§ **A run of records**
+++
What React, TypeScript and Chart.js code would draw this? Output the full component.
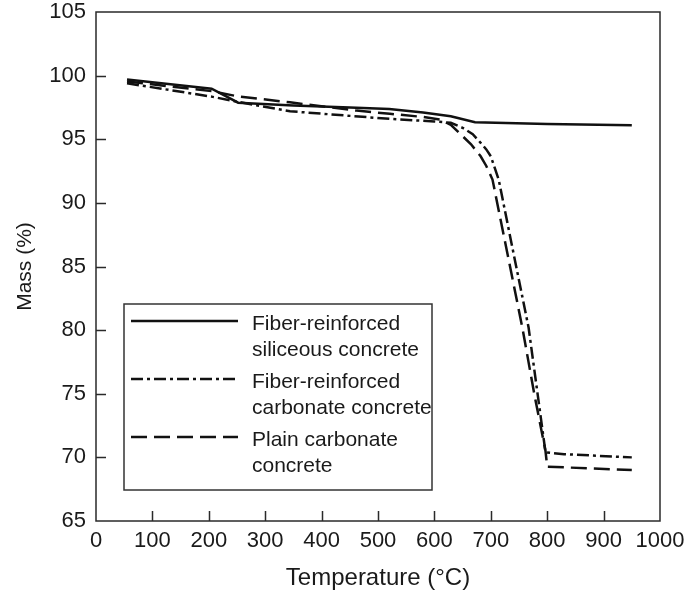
import React, { useEffect, useRef } from "react";
import { Chart, registerables } from "chart.js";

Chart.register(...registerables);

// ---- Data ----
const siliceousTemp = [55, 205, 225, 252, 350, 450, 520, 580, 629, 672, 800, 950];
const siliceousMass = [99.7, 98.97, 98.5, 97.87, 97.65, 97.5, 97.38, 97.1, 96.81, 96.34, 96.2, 96.1];

const fiberCarbTemp = [55, 207, 280, 344, 521, 600, 629, 650, 668, 682, 692, 700, 714, 740, 767, 797, 830, 950];
const fiberCarbMass = [99.4, 98.33, 97.7, 97.2, 96.6, 96.4, 96.29, 95.9, 95.4, 94.72, 94.2, 93.66, 91.83, 86.1, 80.2, 70.4, 70.25, 70.0];

const plainCarbTemp = [55, 205, 250, 344, 462, 521, 580, 610, 630, 647, 665, 682, 692, 703, 730, 756, 777, 797, 800, 950];
const plainCarbMass = [99.54, 98.78, 98.38, 97.9, 97.25, 97.0, 96.75, 96.55, 96.1, 95.37, 94.6, 93.66, 92.9, 91.83, 85.9, 80.18, 75.0, 70.5, 69.27, 69.0];

const seriesLabels = [
  ["Fiber-reinforced", "siliceous concrete"],
  ["Fiber-reinforced", "carbonate concrete"],
  ["Plain carbonate", "concrete"],
];
const seriesDashes = [[], [12, 4, 3, 4], [16, 7]];

const xTitle = "Temperature (°C)";
const yTitle = "Mass (%)";
const xMin = 0, xMax = 1000, xStep = 100;
const yMin = 65, yMax = 105, yStep = 5;

const FONT = "'Liberation Sans', Arial, Helvetica, sans-serif";
const INK = "#111";

function toPoints(xs: number[], ys: number[]) {
  return xs.map((x, i) => ({ x, y: ys[i] }));
}

const framePlugin = {
  id: "frameAndTicks",
  afterDatasetsDraw(chart: any) {
    const { ctx, chartArea, scales } = chart;
    ctx.save();
    ctx.strokeStyle = "#2a2a2a";
    ctx.lineWidth = 1.5;
    ctx.strokeRect(chartArea.left, chartArea.top, chartArea.right - chartArea.left, chartArea.bottom - chartArea.top);
    const tl = 10;
    ctx.beginPath();
    for (const t of scales.x.ticks) {
      if (t.value <= xMin || t.value >= xMax) continue;
      const px = Math.round(scales.x.getPixelForValue(t.value)) + 0.5;
      ctx.moveTo(px, chartArea.bottom);
      ctx.lineTo(px, chartArea.bottom - tl);
    }
    for (const t of scales.y.ticks) {
      if (t.value <= yMin || t.value >= yMax) continue;
      const py = Math.round(scales.y.getPixelForValue(t.value)) + 0.5;
      ctx.moveTo(chartArea.left, py);
      ctx.lineTo(chartArea.left + tl, py);
    }
    ctx.stroke();
    ctx.restore();
  },
};

const legendPlugin = {
  id: "boxLegend",
  afterDraw(chart: any) {
    const { ctx, chartArea } = chart;
    const left = chartArea.left + 28;
    const top = chartArea.top + 292;
    const width = 308;
    const height = 186;
    ctx.save();
    ctx.fillStyle = "#fff";
    ctx.fillRect(left, top, width, height);
    ctx.strokeStyle = "#333";
    ctx.lineWidth = 1.5;
    ctx.strokeRect(left, top, width, height);
    ctx.font = `21px ${FONT}`;
    ctx.fillStyle = "#1a1a1a";
    ctx.textBaseline = "middle";
    ctx.textAlign = "left";
    const entryGap = 58;
    const lineGap = 26.7;
    chart.data.datasets.forEach((ds: any, i: number) => {
      const cy = top + 20 + i * entryGap;
      ctx.strokeStyle = INK;
      ctx.lineWidth = 2.5;
      ctx.setLineDash(seriesDashes[i]);
      ctx.beginPath();
      ctx.moveTo(left + 7, cy - 3);
      ctx.lineTo(left + 114, cy - 3);
      ctx.stroke();
      ctx.setLineDash([]);
      seriesLabels[i].forEach((line, j) => {
        ctx.fillText(line, left + 128, cy + j * lineGap);
      });
    });
    ctx.restore();
  },
};

export default function App() {
  const canvasRef = useRef<HTMLCanvasElement | null>(null);

  useEffect(() => {
    document.body.style.margin = "0";
    const canvas = canvasRef.current;
    if (!canvas) return;
    const chart = new Chart(canvas, {
      type: "scatter",
      data: {
        datasets: [
          { label: seriesLabels[0].join(" "), data: toPoints(siliceousTemp, siliceousMass), borderDash: seriesDashes[0] },
          { label: seriesLabels[1].join(" "), data: toPoints(fiberCarbTemp, fiberCarbMass), borderDash: seriesDashes[1] },
          { label: seriesLabels[2].join(" "), data: toPoints(plainCarbTemp, plainCarbMass), borderDash: seriesDashes[2] },
        ].map((d) => ({
          ...d,
          showLine: true,
          pointRadius: 0,
          borderColor: INK,
          backgroundColor: INK,
          borderWidth: 2.5,
          tension: 0,
          fill: false,
        })),
      },
      options: {
        animation: false,
        responsive: false,
        maintainAspectRatio: false,
        devicePixelRatio: 1,
        layout: { padding: { top: 12, right: 35, left: 0, bottom: 0 } },
        plugins: { legend: { display: false }, tooltip: { enabled: false } },
        scales: {
          x: {
            type: "linear",
            min: xMin,
            max: xMax,
            afterFit: (s: any) => { s.height = 76; s.paddingLeft = 0; s.paddingRight = 0; },
            ticks: {
              stepSize: xStep,
              color: "#1a1a1a",
              font: { family: FONT, size: 22 },
              padding: 7,
              maxRotation: 0,
              callback: (v: any) => String(v),
            },
            grid: { display: false, drawTicks: false },
            border: { display: false },
            title: { display: true, text: xTitle, color: "#1a1a1a", font: { family: FONT, size: 24 }, padding: { top: 0, bottom: 4 } },
          },
          y: {
            type: "linear",
            min: yMin,
            max: yMax,
            afterFit: (s: any) => { s.width = 96; s.paddingTop = 0; s.paddingBottom = 0; },
            ticks: { stepSize: yStep, color: "#1a1a1a", font: { family: FONT, size: 22 }, padding: 10, callback: (v: any) => String(v) },
            grid: { display: false, drawTicks: false },
            border: { display: false },
            title: { display: true, text: yTitle, color: "#1a1a1a", font: { family: FONT, size: 21 }, padding: { top: 13, bottom: 0 } },
          },
        },
      },
      plugins: [framePlugin, legendPlugin],
    });
    return () => chart.destroy();
  }, []);

  return (
    <div style={{ width: 695, height: 597, background: "#fff" }}>
      <canvas ref={canvasRef} width={695} height={597} style={{ display: "block", width: 695, height: 597 }} />
    </div>
  );
}
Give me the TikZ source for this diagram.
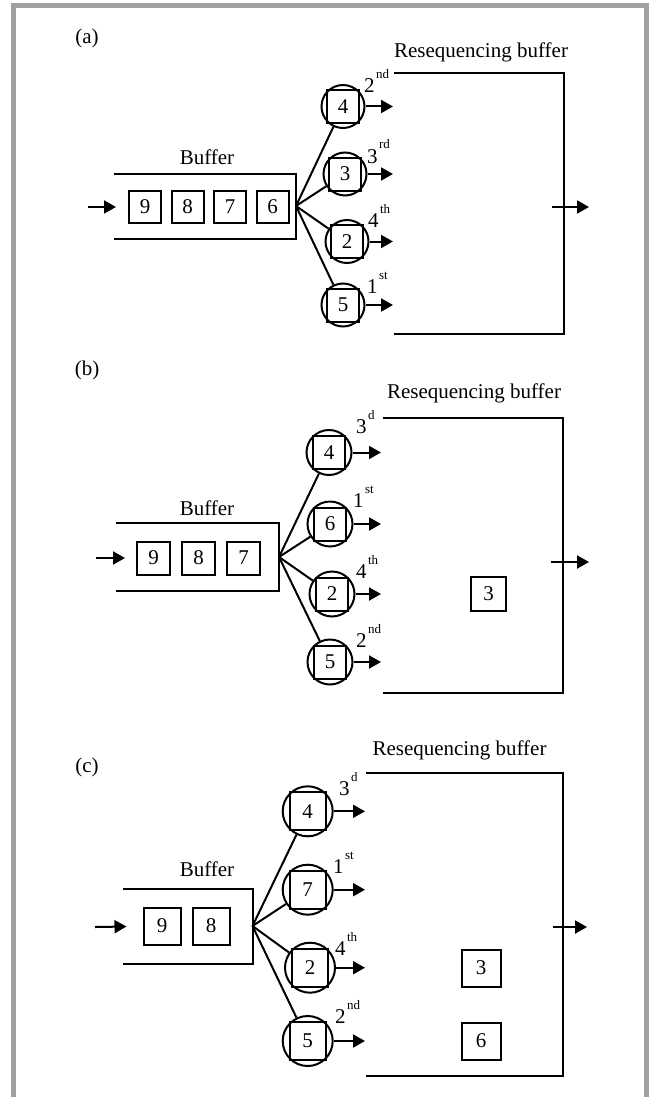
\documentclass[tikz,border=0pt]{standalone}
\usepackage{fontspec}
\setmainfont{Liberation Serif}
\usetikzlibrary{arrows.meta, positioning}

\definecolor{framegray}{RGB}{160,160,160}
\newcommand{\ordl}[2]{#1\kern1.5pt\raisebox{14pt}{\fontsize{13}{13}\selectfont #2}}

\begin{document}
\begin{tikzpicture}[
    x=1pt, y=-1pt,
    line width=2pt,
    every node/.style={font=\fontsize{21}{24}\selectfont},
    job/.style={rectangle, draw, minimum width=32pt, minimum height=33pt, inner sep=0pt},
    server/.style={circle, draw, minimum size=43pt, inner sep=0pt},
    ordinal/.style={anchor=base west, inner sep=0pt},
    flow/.style={-{Triangle[length=12pt,width=13pt]}},
]
\useasboundingbox (0,0) rectangle (651,1097);

% Frame
\draw[framegray, line width=5pt] (13.5,1097) -- (13.5,6) -- (646,6) -- (646,1097);

% ---------------- Panel (a) ----------------
\node at (87,38) {(a)};
\node at (481,52) {Resequencing buffer};
\node at (207,157) {Buffer};

% Buffer
\coordinate (bufAtl) at (114,173.5);
\coordinate (bufAbr) at (296,238.5);
\coordinate (fanA) at (296,206);
\draw (bufAtl) -| (bufAbr) -- (bufAtl |- bufAbr);
\node[job, minimum height=32pt] (a9) at (145,207) {9};
\node[job, minimum height=32pt, right=8.5pt of a9] (a8) {8};
\node[job, minimum height=32pt, right=8.5pt of a8] (a7) {7};
\node[job, minimum height=32pt, right=8.5pt of a7] (a6) {6};
\coordinate (inA) at (88,207);
\draw[flow, shorten >=12pt] (inA) -- (a9);

% Servers
\node[server] (sa1) at (343,106.5) {};
\node[job] (a4) at (sa1) {4};
\node[server] (sa2) at (345,174) {};
\node[job] (a3) at (sa2) {3};
\node[server] (sa3) at (347,241.5) {};
\node[job] (a2) at (sa3) {2};
\node[server] (sa4) at (343,305) {};
\node[job] (a5) at (sa4) {5};
\node[ordinal] at (363,93) {\ordl{2}{nd}};
\node[ordinal] at (366,163) {\ordl{3}{rd}};
\node[ordinal] at (367,227) {\ordl{4}{th}};
\node[ordinal] at (366,293) {\ordl{1}{st}};

% Resequencing buffer
\coordinate (resAtl) at (394,73.5);
\coordinate (resAbr) at (564,334);
\draw (resAtl) -| (resAbr) -- (resAtl |- resAbr);
\coordinate (outA) at (552,207);
\coordinate (outAend) at (589,207);
\draw[flow] (outA) -- (outAend);

% Arrows
\coordinate (endA) at (393,0);
\foreach \s in {sa1,sa2,sa3,sa4} {
  \draw (fanA) -- (\s);
  \draw[flow] (\s) -- (\s -| endA);
}

% ---------------- Panel (b) ----------------
\node at (87,370) {(b)};
\node at (474,393) {Resequencing buffer};
\node at (207,508) {Buffer};

% Buffer
\coordinate (bufBtl) at (116,522.5);
\coordinate (bufBbr) at (279,591);
\coordinate (fanB) at (279,557);
\draw (bufBtl) -| (bufBbr) -- (bufBtl |- bufBbr);
\node[job, minimum width=33pt] (b9) at (153.5,558) {9};
\node[job, minimum width=33pt, right=10pt of b9] (b8) {8};
\node[job, minimum width=33pt, right=10pt of b8] (b7) {7};
\coordinate (inB) at (96,558);
\draw[flow, shorten >=11pt] (inB) -- (b9);

% Servers
\node[server, minimum size=45pt] (sb1) at (329,452.5) {};
\node[job] (b4) at (sb1) {4};
\node[server, minimum size=45pt] (sb2) at (330,524) {};
\node[job] (b6) at (sb2) {6};
\node[server, minimum size=45pt] (sb3) at (332,594) {};
\node[job] (b2) at (sb3) {2};
\node[server, minimum size=45pt] (sb4) at (330,662) {};
\node[job] (b5) at (sb4) {5};
\node[ordinal] at (355,433) {\ordl{3}{d}};
\node[ordinal] at (352,507) {\ordl{1}{st}};
\node[ordinal] at (355,578) {\ordl{4}{th}};
\node[ordinal] at (355,647) {\ordl{2}{nd}};

% Resequencing buffer
\coordinate (resBtl) at (383,417.5);
\coordinate (resBbr) at (563,693);
\draw (resBtl) -| (resBbr) -- (resBtl |- resBbr);
\node[job, minimum width=35pt, minimum height=34pt] (rb3) at (488.5,593.5) {3};
\coordinate (outB) at (551,562);
\coordinate (outBend) at (589,562);
\draw[flow] (outB) -- (outBend);

% Arrows
\coordinate (endB) at (381,0);
\foreach \s in {sb1,sb2,sb3,sb4} {
  \draw (fanB) -- (\s);
  \draw[flow] (\s) -- (\s -| endB);
}

% ---------------- Panel (c) ----------------
\node at (87,767) {(c)};
\node at (459.5,750) {Resequencing buffer};
\node at (207,869) {Buffer};

% Buffer
\coordinate (bufCtl) at (123,888.5);
\coordinate (bufCbr) at (252.5,963.5);
\coordinate (fanC) at (252.5,926);
\draw (bufCtl) -| (bufCbr) -- (bufCtl |- bufCbr);
\node[job, minimum width=37pt, minimum height=37pt] (c9) at (162,926) {9};
\node[job, minimum width=37pt, minimum height=37pt, right=10pt of c9] (c8) {8};
\coordinate (inC) at (95,927);
\draw[flow, shorten >=16pt] (inC) -- (c9);

% Servers
\node[server, minimum size=50pt] (sc1) at (307.7,811.3) {};
\node[job, minimum width=36pt, minimum height=38pt] (c4) at (sc1) {4};
\node[server, minimum size=50pt] (sc2) at (307.7,889.7) {};
\node[job, minimum width=36pt, minimum height=38pt] (c7) at (sc2) {7};
\node[server, minimum size=50pt] (sc3) at (310,967.7) {};
\node[job, minimum width=36pt, minimum height=38pt] (c2) at (sc3) {2};
\node[server, minimum size=50pt] (sc4) at (307.7,1041) {};
\node[job, minimum width=36pt, minimum height=38pt] (c5) at (sc4) {5};
\node[ordinal] at (338,795) {\ordl{3}{d}};
\node[ordinal] at (332,873) {\ordl{1}{st}};
\node[ordinal] at (334,955) {\ordl{4}{th}};
\node[ordinal] at (334,1023) {\ordl{2}{nd}};

% Resequencing buffer
\coordinate (resCtl) at (366,773);
\coordinate (resCbr) at (562.5,1076);
\draw (resCtl) -| (resCbr) -- (resCtl |- resCbr);
\node[job, minimum width=39pt, minimum height=37pt] (rc3) at (481,968) {3};
\node[job, minimum width=39pt, minimum height=37pt] (rc6) at (481,1041) {6};
\coordinate (outC) at (553,927);
\coordinate (outCend) at (587,927);
\draw[flow] (outC) -- (outCend);

% Arrows
\coordinate (endC) at (365,0);
\foreach \s in {sc1,sc2,sc3,sc4} {
  \draw (fanC) -- (\s);
  \draw[flow] (\s) -- (\s -| endC);
}

\end{tikzpicture}
\end{document}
+++
§ **Task details**
Restate the material word for word from its first line through the line containing "96.34, 96.2, 96.1];", both included; the pictures do not belong in it.

§ **Response for this exercise**
What React, TypeScript and Chart.js code would draw this? Output the full component.
import React, { useEffect, useRef } from "react";
import { Chart, registerables } from "chart.js";

Chart.register(...registerables);

// ---- Data ----
const siliceousTemp = [55, 205, 225, 252, 350, 450, 520, 580, 629, 672, 800, 950];
const siliceousMass = [99.7, 98.97, 98.5, 97.87, 97.65, 97.5, 97.38, 97.1, 96.81, 96.34, 96.2, 96.1];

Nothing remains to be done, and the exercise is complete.